HMS Maori was a Tribal-class destroyer named after the indigenous Māori people of New Zealand. She served with the Mediterranean Fleet until she was bombed by German aircraft while at Malta in 1942 causing her to sink. Her wreck was later raised and scuttled outside the Grand Harbour, and it is now a dive site.

Maori was laid down by the Fairfield Shipbuilding and Engineering Company, Limited, at Govan in Scotland on 6 June 1936, launched on 2 September 1937 by Mrs.

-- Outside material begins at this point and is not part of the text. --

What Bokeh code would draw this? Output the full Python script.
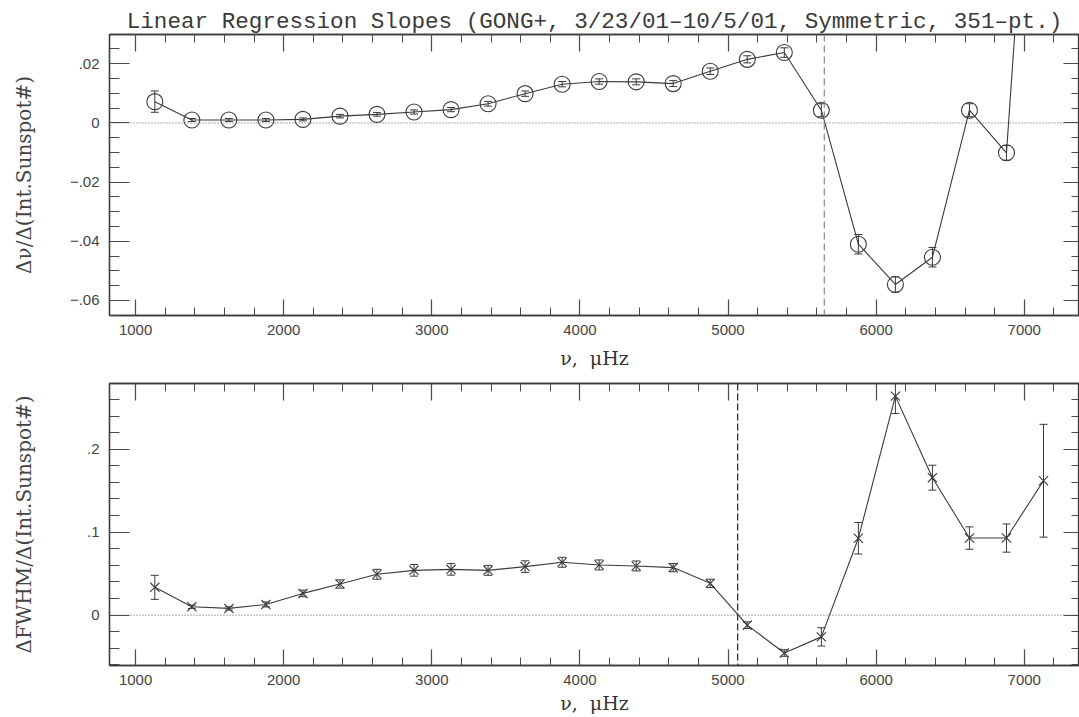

W. J. Jordan, the wife of the New Zealand High Commissioner William Jordan, and commissioned on 2 January 1939.

Maori joined HMS Cossack's division in January 1939 and joined the Mediterranean Fleet. She and the other Tribal-class destroyers did convoy escort duties, and Maori then returned to Britain in October. Until April 1940 she patrolled the North Sea and also took part in the Norwegian Campaign. In June she sailed to Iceland looking for German warships and also served briefly in the Faroe Islands.

In May 1941, she participated in the pursuit and destruction of the enemy German battleship Bismarck. While escorting Convoy WS-8B to the Middle East, Maori, along with the other destroyers Cossack, Sikh and Zulu broke off on 26 May, and headed towards the area where Bismarck had been reported. They found her that evening and made several torpedo attacks in the evening and into the next morning. No hits were scored, but they kept her gunners from getting any sleep, making it easier for the battleships to attack her the next morning. Maori then rescued some of the survivors from Bismarck after the battleship sunk.